Okay, NONE of us can see, let alone love, anyone "exactly as they are." The best we can do is approximate, based on our always subjective experience. That nit-picking caveat aside, its truth is clear. We need to accept all of a person, including their deepest darkest challenges, rather than recast them in our mind & hearts as bright & shiny. We need to do that because that is how we respect love honor ALL of the person, not just the parts that make us feel good about them & ultimately about ourselves.
Mom couldn't. Oh, she talked like she could. Mom was famous with her friends for being able to see her children in an unsentimental light. But that light only went so far. She might not have idealized us - as some of friends did with their children - but she didn't genuinely realize us, either.
To my own dying day, will never fully understand it. Was it that Mom was genuinely blind to our troubled sides ~or~ that she didn't want to see because it would require parenting she might not have be up to attempting.
All I know is that it never made sense. How could anyone not see that refusing to acknowledge problems also refused to help children move past them?

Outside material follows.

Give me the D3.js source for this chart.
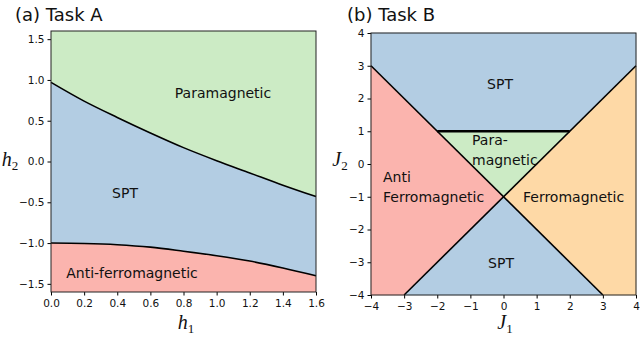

It wasn't so gosh wonderful, understanding & being willing to accept the responsibilities that came with seeing/knowing. It wasn't anything I learned - the awareness was part of the original operating instructions that came with my birth.
To me, it was a given. To Mom, it was a forbidden.
If a parent can't bring himself or herself to acknowledge when a child is in trouble, has a particularly other- or self-harming trait, seems to work against his or her own best interests, is generally messed up, what are the odds the child will be able to see & accept & change?
We can only change what we first see. It's that straightforward, simple but not easy.
“Go and love someone exactly as they are. And then watch how quickly they transform into the greatest, truest version of themselves. When one feels seen and appreciated in their own essence, one is instantly empowered.” THAT is not simple. That is hard. It requires radical acceptance. First, of yourself & then of others. And radically accepting ourselves is way way way harder for most of us than accepting others.
Mom seemed way messed up in her experience of others acting in harmful ways, whether hurting themselves or others. Even when she technically acknowledged a problem, she found it impossible to do anything constructive. It wasn't that she wouldn't; she couldn't. Attempting a better outcome made no sense to her.
Many years ago, before I married John, when Peter & Mim often camped out at the Woodland Road house for long & short stays, I asked why she never at least asked Peter or Mim to lend a hand around the house. "Why would I ask, when they'll just say 'no'?" she replied.
My thanks to the always amazing Edie for posting the quote by Wes Angelozzi & getting my thoughts meandering ancient paths, ones I still too often trod, old paths that too often lead to current sadness.
Edie's FB posting drew me to a thought - maybe Mom didn't let herself see difficult stuff because she knew she couldn't do anything about it; perhaps it was easier to be oblivious than feel obliterated.
Praise be for that AH HA possibility, which frees me to pack the confusion & sadness away, move forward & passed it!